_Task to carry out_. For this exercise, return only the lines from the line containing "Clone this chart in D3.js." through the line containing "47.8, 40.8, 32.3];", both ends included, exactly as they are.

_Working data_.
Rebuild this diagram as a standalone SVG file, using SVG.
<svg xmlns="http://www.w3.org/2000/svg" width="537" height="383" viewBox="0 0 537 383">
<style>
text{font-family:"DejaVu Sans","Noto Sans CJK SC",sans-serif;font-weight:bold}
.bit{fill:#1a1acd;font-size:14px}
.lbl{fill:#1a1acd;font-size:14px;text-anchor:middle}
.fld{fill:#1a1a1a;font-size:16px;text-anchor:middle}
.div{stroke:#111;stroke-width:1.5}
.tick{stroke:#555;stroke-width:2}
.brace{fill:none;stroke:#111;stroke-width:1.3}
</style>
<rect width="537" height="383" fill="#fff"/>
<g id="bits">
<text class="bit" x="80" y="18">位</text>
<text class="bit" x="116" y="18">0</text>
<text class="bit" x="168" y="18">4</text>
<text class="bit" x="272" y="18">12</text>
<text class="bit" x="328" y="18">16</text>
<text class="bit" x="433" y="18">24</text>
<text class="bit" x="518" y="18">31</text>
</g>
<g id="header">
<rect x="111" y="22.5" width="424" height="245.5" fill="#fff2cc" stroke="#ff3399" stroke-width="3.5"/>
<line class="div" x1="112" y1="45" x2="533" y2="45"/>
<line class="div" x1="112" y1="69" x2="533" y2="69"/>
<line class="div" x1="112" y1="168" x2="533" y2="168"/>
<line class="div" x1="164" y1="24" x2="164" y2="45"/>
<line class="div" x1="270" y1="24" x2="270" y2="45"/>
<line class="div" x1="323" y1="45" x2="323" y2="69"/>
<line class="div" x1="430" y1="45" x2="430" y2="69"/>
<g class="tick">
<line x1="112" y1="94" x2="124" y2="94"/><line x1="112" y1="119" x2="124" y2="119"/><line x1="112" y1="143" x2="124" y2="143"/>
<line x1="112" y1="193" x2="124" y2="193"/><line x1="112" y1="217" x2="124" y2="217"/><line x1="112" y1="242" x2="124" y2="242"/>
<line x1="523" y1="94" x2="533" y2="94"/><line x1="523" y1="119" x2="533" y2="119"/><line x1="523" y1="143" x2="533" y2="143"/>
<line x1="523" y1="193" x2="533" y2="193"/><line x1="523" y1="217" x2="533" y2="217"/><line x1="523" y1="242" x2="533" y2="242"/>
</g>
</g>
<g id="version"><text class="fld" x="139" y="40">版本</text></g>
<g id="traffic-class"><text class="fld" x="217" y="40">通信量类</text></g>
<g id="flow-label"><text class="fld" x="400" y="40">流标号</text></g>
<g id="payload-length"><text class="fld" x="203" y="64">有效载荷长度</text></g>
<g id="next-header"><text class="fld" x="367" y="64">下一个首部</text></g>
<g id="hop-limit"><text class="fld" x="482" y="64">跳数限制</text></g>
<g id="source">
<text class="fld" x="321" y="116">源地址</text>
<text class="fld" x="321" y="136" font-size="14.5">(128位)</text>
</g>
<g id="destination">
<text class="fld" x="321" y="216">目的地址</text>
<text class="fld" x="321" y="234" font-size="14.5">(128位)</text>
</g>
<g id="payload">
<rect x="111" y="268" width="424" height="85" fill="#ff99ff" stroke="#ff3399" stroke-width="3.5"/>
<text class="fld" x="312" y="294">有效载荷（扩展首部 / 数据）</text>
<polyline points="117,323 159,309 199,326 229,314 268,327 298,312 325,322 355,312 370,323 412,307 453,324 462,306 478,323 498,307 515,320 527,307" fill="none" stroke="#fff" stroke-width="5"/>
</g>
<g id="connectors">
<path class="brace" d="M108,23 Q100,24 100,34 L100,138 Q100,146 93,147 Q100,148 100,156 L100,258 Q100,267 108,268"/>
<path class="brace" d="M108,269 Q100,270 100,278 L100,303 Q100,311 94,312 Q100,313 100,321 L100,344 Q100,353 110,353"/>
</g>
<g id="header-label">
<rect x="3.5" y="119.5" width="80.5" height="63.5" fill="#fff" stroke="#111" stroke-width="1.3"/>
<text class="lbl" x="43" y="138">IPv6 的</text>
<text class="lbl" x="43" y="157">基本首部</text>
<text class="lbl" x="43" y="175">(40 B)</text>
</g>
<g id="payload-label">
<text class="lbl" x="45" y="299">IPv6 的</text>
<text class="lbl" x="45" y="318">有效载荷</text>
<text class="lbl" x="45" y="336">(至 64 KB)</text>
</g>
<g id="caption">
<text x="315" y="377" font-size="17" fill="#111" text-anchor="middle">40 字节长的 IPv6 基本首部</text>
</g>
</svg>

---

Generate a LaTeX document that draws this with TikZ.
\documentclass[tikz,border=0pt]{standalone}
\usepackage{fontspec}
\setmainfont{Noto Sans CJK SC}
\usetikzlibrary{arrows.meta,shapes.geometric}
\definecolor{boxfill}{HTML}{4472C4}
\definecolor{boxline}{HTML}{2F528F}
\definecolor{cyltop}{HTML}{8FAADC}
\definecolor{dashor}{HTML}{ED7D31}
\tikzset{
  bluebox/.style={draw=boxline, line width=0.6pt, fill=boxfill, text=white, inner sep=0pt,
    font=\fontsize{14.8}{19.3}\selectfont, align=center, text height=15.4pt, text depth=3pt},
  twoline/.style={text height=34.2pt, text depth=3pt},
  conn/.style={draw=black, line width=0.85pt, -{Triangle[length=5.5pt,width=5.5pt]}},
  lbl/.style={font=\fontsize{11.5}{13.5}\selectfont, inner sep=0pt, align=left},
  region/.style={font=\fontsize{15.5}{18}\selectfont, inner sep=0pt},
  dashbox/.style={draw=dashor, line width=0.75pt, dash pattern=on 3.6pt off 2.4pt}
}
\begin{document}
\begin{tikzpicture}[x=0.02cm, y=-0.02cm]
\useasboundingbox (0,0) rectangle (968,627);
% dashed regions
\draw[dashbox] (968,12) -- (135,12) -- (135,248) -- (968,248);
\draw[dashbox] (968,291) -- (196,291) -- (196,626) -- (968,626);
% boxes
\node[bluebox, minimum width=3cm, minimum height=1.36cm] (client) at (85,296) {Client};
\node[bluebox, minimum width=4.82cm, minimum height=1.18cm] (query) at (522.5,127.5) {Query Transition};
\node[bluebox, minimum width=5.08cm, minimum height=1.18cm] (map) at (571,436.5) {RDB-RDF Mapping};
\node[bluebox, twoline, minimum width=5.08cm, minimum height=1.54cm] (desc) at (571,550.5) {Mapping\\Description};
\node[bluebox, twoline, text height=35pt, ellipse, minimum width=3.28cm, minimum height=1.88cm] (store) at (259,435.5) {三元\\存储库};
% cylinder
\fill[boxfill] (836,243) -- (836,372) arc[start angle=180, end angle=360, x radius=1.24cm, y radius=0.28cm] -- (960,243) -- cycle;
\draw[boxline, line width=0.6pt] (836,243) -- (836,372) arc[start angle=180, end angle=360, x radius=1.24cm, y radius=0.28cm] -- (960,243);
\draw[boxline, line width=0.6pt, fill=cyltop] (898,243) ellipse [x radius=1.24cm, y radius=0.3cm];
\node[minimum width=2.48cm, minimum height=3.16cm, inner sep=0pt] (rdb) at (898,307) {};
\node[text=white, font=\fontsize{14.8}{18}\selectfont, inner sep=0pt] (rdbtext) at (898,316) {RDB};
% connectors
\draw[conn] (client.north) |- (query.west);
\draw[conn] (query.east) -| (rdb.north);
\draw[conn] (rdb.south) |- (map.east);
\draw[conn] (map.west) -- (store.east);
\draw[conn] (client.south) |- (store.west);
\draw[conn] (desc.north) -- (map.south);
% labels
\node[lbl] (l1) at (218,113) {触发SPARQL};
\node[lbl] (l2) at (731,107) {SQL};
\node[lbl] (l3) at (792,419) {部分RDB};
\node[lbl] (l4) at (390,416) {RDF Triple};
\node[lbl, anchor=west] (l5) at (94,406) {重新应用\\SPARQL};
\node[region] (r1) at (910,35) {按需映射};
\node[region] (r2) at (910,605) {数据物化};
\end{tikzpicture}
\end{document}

==

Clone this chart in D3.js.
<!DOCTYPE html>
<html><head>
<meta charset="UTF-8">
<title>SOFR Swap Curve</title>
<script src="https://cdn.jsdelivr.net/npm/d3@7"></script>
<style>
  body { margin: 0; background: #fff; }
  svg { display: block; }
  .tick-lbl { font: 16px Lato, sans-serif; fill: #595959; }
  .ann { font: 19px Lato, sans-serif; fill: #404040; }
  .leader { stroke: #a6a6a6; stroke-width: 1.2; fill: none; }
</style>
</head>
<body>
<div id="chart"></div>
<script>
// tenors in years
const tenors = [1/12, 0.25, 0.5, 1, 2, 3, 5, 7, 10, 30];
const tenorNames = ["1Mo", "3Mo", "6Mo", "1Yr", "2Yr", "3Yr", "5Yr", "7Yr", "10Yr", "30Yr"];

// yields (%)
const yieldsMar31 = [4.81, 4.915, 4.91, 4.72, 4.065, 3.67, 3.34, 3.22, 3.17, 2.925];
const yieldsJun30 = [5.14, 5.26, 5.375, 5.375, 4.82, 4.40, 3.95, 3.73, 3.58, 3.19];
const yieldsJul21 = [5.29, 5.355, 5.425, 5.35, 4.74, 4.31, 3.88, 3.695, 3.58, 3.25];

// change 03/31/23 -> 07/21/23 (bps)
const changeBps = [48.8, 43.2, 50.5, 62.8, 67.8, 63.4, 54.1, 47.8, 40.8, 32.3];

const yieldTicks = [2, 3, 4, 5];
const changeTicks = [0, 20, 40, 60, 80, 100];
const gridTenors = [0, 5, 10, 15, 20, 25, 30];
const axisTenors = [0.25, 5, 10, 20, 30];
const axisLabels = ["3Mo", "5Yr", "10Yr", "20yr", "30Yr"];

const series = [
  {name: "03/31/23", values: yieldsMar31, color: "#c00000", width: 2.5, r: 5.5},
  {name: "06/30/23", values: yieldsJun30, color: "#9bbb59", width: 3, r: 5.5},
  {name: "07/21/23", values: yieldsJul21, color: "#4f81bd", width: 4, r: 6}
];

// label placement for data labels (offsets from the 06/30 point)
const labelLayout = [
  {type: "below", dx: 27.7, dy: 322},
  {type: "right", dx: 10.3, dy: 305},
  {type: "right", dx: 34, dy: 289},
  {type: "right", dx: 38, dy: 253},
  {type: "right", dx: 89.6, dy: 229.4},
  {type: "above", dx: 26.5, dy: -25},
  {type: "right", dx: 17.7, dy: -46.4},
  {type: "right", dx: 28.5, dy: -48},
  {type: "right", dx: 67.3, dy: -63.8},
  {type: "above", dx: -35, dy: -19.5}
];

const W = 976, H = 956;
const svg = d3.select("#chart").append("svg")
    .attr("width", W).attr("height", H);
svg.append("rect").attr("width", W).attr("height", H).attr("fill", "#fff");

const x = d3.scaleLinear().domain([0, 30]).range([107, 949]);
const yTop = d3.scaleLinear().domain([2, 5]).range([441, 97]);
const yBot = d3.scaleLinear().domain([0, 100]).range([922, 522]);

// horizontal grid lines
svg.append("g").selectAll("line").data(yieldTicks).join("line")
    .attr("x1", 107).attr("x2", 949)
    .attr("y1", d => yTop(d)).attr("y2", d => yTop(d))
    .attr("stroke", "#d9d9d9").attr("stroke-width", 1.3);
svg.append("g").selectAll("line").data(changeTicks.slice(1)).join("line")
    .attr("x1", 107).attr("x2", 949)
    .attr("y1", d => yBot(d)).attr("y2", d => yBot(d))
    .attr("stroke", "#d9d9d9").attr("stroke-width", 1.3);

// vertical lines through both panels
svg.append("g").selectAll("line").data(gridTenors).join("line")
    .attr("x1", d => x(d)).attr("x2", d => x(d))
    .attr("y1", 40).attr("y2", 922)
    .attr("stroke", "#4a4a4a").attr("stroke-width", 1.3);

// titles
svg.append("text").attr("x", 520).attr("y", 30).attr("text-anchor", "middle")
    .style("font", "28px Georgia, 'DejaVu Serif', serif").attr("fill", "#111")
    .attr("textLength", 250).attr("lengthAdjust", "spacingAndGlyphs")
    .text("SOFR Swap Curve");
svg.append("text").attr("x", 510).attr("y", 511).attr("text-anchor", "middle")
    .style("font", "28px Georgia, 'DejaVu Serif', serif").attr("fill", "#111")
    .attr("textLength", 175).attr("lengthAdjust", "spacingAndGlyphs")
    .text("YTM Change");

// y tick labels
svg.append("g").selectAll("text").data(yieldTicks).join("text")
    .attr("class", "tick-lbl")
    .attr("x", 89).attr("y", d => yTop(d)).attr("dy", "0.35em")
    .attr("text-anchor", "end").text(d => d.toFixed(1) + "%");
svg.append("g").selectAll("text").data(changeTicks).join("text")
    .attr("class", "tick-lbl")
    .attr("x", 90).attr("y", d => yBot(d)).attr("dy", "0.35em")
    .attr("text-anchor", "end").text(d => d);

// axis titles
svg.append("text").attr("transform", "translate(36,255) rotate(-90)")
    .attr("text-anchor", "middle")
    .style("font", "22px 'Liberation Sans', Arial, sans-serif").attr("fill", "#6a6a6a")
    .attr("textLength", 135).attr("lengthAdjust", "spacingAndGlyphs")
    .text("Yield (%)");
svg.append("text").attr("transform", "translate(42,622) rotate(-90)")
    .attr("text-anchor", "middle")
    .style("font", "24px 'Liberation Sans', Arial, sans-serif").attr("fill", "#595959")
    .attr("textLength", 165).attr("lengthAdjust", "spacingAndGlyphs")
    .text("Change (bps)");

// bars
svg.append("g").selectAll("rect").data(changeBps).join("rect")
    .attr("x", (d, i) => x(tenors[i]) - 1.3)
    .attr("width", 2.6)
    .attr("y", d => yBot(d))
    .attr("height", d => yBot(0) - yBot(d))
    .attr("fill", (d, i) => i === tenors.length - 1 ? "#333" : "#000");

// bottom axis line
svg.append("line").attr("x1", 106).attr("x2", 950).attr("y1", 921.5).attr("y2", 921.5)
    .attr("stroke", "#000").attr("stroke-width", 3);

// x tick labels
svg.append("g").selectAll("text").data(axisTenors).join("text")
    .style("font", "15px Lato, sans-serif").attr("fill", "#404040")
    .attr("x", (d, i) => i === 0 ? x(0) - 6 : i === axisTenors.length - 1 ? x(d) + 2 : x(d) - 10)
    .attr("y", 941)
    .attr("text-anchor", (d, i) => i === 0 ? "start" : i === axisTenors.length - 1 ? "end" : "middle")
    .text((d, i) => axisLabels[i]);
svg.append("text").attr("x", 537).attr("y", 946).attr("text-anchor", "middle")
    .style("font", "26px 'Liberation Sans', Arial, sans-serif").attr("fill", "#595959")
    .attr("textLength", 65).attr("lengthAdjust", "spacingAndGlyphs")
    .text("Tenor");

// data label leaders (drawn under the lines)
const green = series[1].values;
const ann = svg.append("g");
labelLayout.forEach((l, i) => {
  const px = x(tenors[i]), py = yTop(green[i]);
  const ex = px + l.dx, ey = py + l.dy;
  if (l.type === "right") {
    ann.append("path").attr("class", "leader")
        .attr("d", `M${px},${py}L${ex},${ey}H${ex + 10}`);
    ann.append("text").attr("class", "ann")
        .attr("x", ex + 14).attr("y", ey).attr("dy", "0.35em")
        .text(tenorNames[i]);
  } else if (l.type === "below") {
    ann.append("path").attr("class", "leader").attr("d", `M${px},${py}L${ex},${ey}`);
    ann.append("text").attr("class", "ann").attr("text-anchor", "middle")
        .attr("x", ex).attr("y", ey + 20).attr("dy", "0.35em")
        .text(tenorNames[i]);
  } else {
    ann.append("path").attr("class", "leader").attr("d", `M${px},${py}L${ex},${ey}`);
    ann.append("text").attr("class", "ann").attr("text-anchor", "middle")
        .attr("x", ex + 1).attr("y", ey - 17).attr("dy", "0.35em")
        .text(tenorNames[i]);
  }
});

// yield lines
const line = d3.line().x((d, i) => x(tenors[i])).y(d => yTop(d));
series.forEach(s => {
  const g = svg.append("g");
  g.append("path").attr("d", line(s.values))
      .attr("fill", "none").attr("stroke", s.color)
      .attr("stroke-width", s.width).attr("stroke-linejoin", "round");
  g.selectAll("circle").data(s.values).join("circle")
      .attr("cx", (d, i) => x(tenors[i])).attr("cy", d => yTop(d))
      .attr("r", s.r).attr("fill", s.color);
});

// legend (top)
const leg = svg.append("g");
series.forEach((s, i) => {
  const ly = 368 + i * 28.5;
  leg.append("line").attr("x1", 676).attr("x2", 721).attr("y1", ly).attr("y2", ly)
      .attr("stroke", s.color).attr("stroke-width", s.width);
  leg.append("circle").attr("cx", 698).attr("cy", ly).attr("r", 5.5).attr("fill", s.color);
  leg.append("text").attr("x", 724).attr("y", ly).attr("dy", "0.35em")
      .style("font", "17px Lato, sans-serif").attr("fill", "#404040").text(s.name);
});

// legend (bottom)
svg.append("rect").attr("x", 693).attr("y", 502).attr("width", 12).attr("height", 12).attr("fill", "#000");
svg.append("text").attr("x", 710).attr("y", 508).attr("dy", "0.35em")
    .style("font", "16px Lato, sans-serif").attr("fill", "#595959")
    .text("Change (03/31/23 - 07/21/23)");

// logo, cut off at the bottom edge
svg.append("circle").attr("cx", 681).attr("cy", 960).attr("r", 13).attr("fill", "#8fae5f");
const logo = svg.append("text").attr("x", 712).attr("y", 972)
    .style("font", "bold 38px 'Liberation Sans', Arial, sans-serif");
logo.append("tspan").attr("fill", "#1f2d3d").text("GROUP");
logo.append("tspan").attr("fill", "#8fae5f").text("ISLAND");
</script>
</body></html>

_Solution_.
Clone this chart in D3.js.
<!DOCTYPE html>
<html><head>
<meta charset="UTF-8">
<title>SOFR Swap Curve</title>
<script src="https://cdn.jsdelivr.net/npm/d3@7"></script>
<style>
  body { margin: 0; background: #fff; }
  svg { display: block; }
  .tick-lbl { font: 16px Lato, sans-serif; fill: #595959; }
  .ann { font: 19px Lato, sans-serif; fill: #404040; }
  .leader { stroke: #a6a6a6; stroke-width: 1.2; fill: none; }
</style>
</head>
<body>
<div id="chart"></div>
<script>
// tenors in years
const tenors = [1/12, 0.25, 0.5, 1, 2, 3, 5, 7, 10, 30];
const tenorNames = ["1Mo", "3Mo", "6Mo", "1Yr", "2Yr", "3Yr", "5Yr", "7Yr", "10Yr", "30Yr"];

// yields (%)
const yieldsMar31 = [4.81, 4.915, 4.91, 4.72, 4.065, 3.67, 3.34, 3.22, 3.17, 2.925];
const yieldsJun30 = [5.14, 5.26, 5.375, 5.375, 4.82, 4.40, 3.95, 3.73, 3.58, 3.19];
const yieldsJul21 = [5.29, 5.355, 5.425, 5.35, 4.74, 4.31, 3.88, 3.695, 3.58, 3.25];

// change 03/31/23 -> 07/21/23 (bps)
const changeBps = [48.8, 43.2, 50.5, 62.8, 67.8, 63.4, 54.1, 47.8, 40.8, 32.3];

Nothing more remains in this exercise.